__Dataset section__.
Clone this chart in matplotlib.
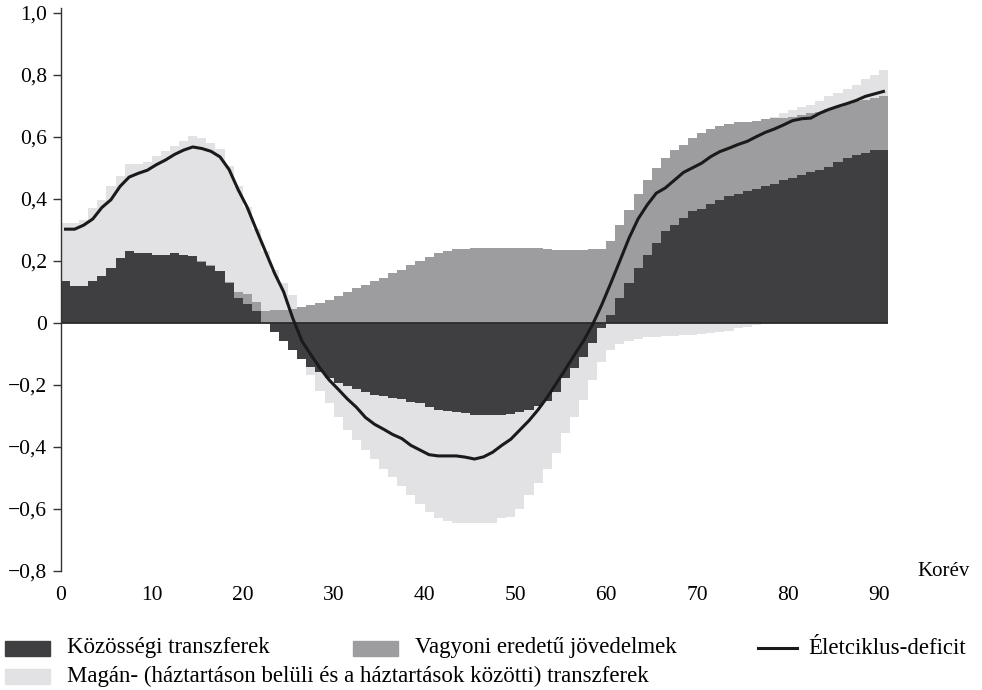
import matplotlib
matplotlib.use('Agg')
import matplotlib.pyplot as plt
import numpy as np
from matplotlib.patches import Rectangle
from matplotlib.lines import Line2D

ages = list(range(0, 91))

public = [0.135, 0.119, 0.119, 0.135, 0.152, 0.176, 0.21, 0.231, 0.225, 0.225,
          0.218, 0.218, 0.225, 0.219, 0.217, 0.195, 0.184, 0.166, 0.128, 0.08,
          0.06, 0.037, 0.0, -0.028, -0.06, -0.089, -0.117, -0.141, -0.157, -0.178,
          -0.195, -0.205, -0.213, -0.222, -0.232, -0.235, -0.241, -0.247, -0.254, -0.26,
          -0.27, -0.281, -0.284, -0.289, -0.29, -0.297, -0.297, -0.297, -0.297, -0.295,
          -0.289, -0.281, -0.268, -0.252, -0.222, -0.178, -0.145, -0.109, -0.066, -0.017,
          0.026, 0.08, 0.128, 0.176, 0.219, 0.259, 0.295, 0.316, 0.338, 0.359,
          0.367, 0.384, 0.397, 0.408, 0.416, 0.424, 0.431, 0.44, 0.448, 0.459,
          0.466, 0.477, 0.485, 0.493, 0.504, 0.517, 0.531, 0.542, 0.549, 0.556,
          0.558]

asset = [0.0, 0.0, 0.0, 0.0, 0.0, 0.0, 0.0, 0.0, 0.0, 0.0,
         0.0, 0.0, 0.0, 0.0, 0.0, 0.005, 0.003, 0.0, 0.005, 0.019,
         0.034, 0.031, 0.037, 0.042, 0.042, 0.045, 0.052, 0.056, 0.064, 0.075,
         0.085, 0.098, 0.113, 0.123, 0.134, 0.144, 0.16, 0.171, 0.185, 0.2,
         0.212, 0.225, 0.233, 0.239, 0.239, 0.24, 0.24, 0.24, 0.24, 0.24,
         0.24, 0.24, 0.24, 0.239, 0.235, 0.235, 0.235, 0.235, 0.239, 0.239,
         0.239, 0.236, 0.237, 0.24, 0.242, 0.24, 0.236, 0.242, 0.236, 0.237,
         0.245, 0.241, 0.239, 0.234, 0.23, 0.225, 0.221, 0.216, 0.211, 0.202,
         0.199, 0.193, 0.19, 0.188, 0.185, 0.18, 0.174, 0.172, 0.17, 0.169,
         0.172]

private = [0.187, 0.203, 0.213, 0.235, 0.245, 0.264, 0.262, 0.281, 0.287, 0.295,
           0.319, 0.337, 0.346, 0.368, 0.386, 0.396, 0.393, 0.395, 0.373, 0.341,
           0.279, 0.235, 0.196, 0.129, 0.086, 0.045, 0.0, -0.027, -0.062, -0.081,
           -0.107, -0.14, -0.164, -0.188, -0.208, -0.236, -0.255, -0.278, -0.301, -0.325,
           -0.34, -0.349, -0.356, -0.356, -0.355, -0.348, -0.348, -0.348, -0.333, -0.33,
           -0.311, -0.274, -0.248, -0.218, -0.198, -0.178, -0.157, -0.139, -0.118, -0.108,
           -0.087, -0.068, -0.06, -0.052, -0.045, -0.045, -0.043, -0.042, -0.04, -0.038,
           -0.035, -0.033, -0.03, -0.025, -0.018, -0.013, -0.008, -0.004, 0.006, 0.015,
           0.022, 0.026, 0.028, 0.033, 0.041, 0.043, 0.049, 0.054, 0.067, 0.075,
           0.086]

lcd = [0.302, 0.302, 0.315, 0.335, 0.372, 0.397, 0.44, 0.47, 0.482, 0.492,
       0.51, 0.525, 0.543, 0.557, 0.567, 0.562, 0.553, 0.535, 0.494, 0.429,
       0.372, 0.3, 0.23, 0.16, 0.10, 0.015, -0.058, -0.103, -0.146, -0.184,
       -0.214, -0.245, -0.272, -0.305, -0.327, -0.343, -0.36, -0.373, -0.395, -0.41,
       -0.425, -0.429, -0.429, -0.429, -0.433, -0.439, -0.432, -0.417, -0.395, -0.375,
       -0.345, -0.315, -0.28, -0.24, -0.195, -0.15, -0.103, -0.058, -0.005, 0.058,
       0.128, 0.2, 0.273, 0.335, 0.38, 0.418, 0.435, 0.46, 0.485, 0.5,
       0.515, 0.536, 0.552, 0.563, 0.575, 0.585, 0.6, 0.614, 0.625, 0.638,
       0.652, 0.658, 0.66, 0.676, 0.688, 0.698, 0.707, 0.717, 0.73, 0.738,
       0.746]

yticks = [-0.8, -0.6, -0.4, -0.2, 0.0, 0.2, 0.4, 0.6, 0.8, 1.0]
xticks = [0, 10, 20, 30, 40, 50, 60, 70, 80, 90]

labels = ["Közösségi transzferek", "Vagyoni eredetű jövedelmek",
          "Életciklus-deficit",
          "Magán- (háztartáson belüli és a háztartások közötti) transzferek"]

C_DARK = '#3f3f41'
C_MID = '#9d9d9f'
C_LIGHT = '#e2e2e4'
C_LINE = '#1a1a1a'

plt.rcParams['font.family'] = ['Liberation Serif', 'DejaVu Serif']

fig = plt.figure(figsize=(9.82, 6.90), dpi=100)
ax = fig.add_axes([61/982, 119/690, 827/982, 563/690])

x = np.array(ages, dtype=float)
comps = [(np.array(public), C_DARK), (np.array(asset), C_MID), (np.array(private), C_LIGHT)]
pos_base = np.zeros(len(x))
neg_base = np.zeros(len(x))
for vals, col in comps:
    pos = np.where(vals > 0, vals, 0.0)
    neg = np.where(vals < 0, vals, 0.0)
    ax.bar(x, pos, width=1.0, bottom=pos_base, align='edge', color=col,
           linewidth=0, antialiased=False, zorder=2)
    ax.bar(x, neg, width=1.0, bottom=neg_base, align='edge', color=col,
           linewidth=0, antialiased=False, zorder=2)
    pos_base = pos_base + pos
    neg_base = neg_base + neg

ax.axhline(0, color='#2b2b2b', lw=1.3, zorder=3)
ax.plot(x + 0.5, lcd, color=C_LINE, lw=2.2, zorder=4, solid_joinstyle='round')

ax.set_xlim(0, 91)
ax.set_ylim(-0.8, 1.015)

for s in ['top', 'right', 'bottom']:
    ax.spines[s].set_visible(False)
ax.spines['left'].set_color('#333333')
ax.spines['left'].set_linewidth(1.0)

ax.set_yticks(yticks)
ax.set_yticklabels([('%.1f' % v).replace('.', ',').replace('-', '\u2212') if v != 0 else '0'
                    for v in yticks], fontsize=15.5)
ax.set_xticks(xticks)
ax.set_xticklabels([str(v) for v in xticks], fontsize=15.5)
ax.tick_params(axis='y', direction='out', length=6, width=1, color='#333333', pad=4)
ax.tick_params(axis='x', length=0, pad=11)

ax.text(1.035, 0.0, 'Korév', transform=ax.transAxes, ha='left', va='center', fontsize=15)

# legend drawn in figure coordinates
def fy(p):
    return 1 - p / 690

def fx(p):
    return p / 982

ph = 15
LFS = 16.5
fig.patches.append(Rectangle((fx(5), fy(648 + ph/2)), fx(45), ph/690, color=C_DARK,
                             transform=fig.transFigure, figure=fig))
fig.text(fx(67), fy(648), labels[0], ha='left', va='center', fontsize=LFS)
fig.patches.append(Rectangle((fx(353), fy(648 + ph/2)), fx(45), ph/690, color=C_MID,
                             transform=fig.transFigure, figure=fig))
fig.text(fx(415), fy(648), labels[1], ha='left', va='center', fontsize=LFS)
fig.lines.append(Line2D([fx(758), fx(797)], [fy(648), fy(648)], color=C_LINE, lw=2.2,
                        transform=fig.transFigure, figure=fig))
fig.text(fx(808), fy(648), labels[2], ha='left', va='center', fontsize=LFS)
fig.patches.append(Rectangle((fx(5), fy(676 + ph/2)), fx(45), ph/690, color=C_LIGHT,
                             transform=fig.transFigure, figure=fig))
fig.text(fx(67), fy(676), labels[3], ha='left', va='center', fontsize=LFS)

fig.savefig('out.png', dpi=100)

__Aim__. Copy nothing but the lines from the top of the data down to the line containing "ages = list(range(0, 91))", and leave the pictures out.

__Exercise result__.
Clone this chart in matplotlib.
import matplotlib
matplotlib.use('Agg')
import matplotlib.pyplot as plt
import numpy as np
from matplotlib.patches import Rectangle
from matplotlib.lines import Line2D

ages = list(range(0, 91))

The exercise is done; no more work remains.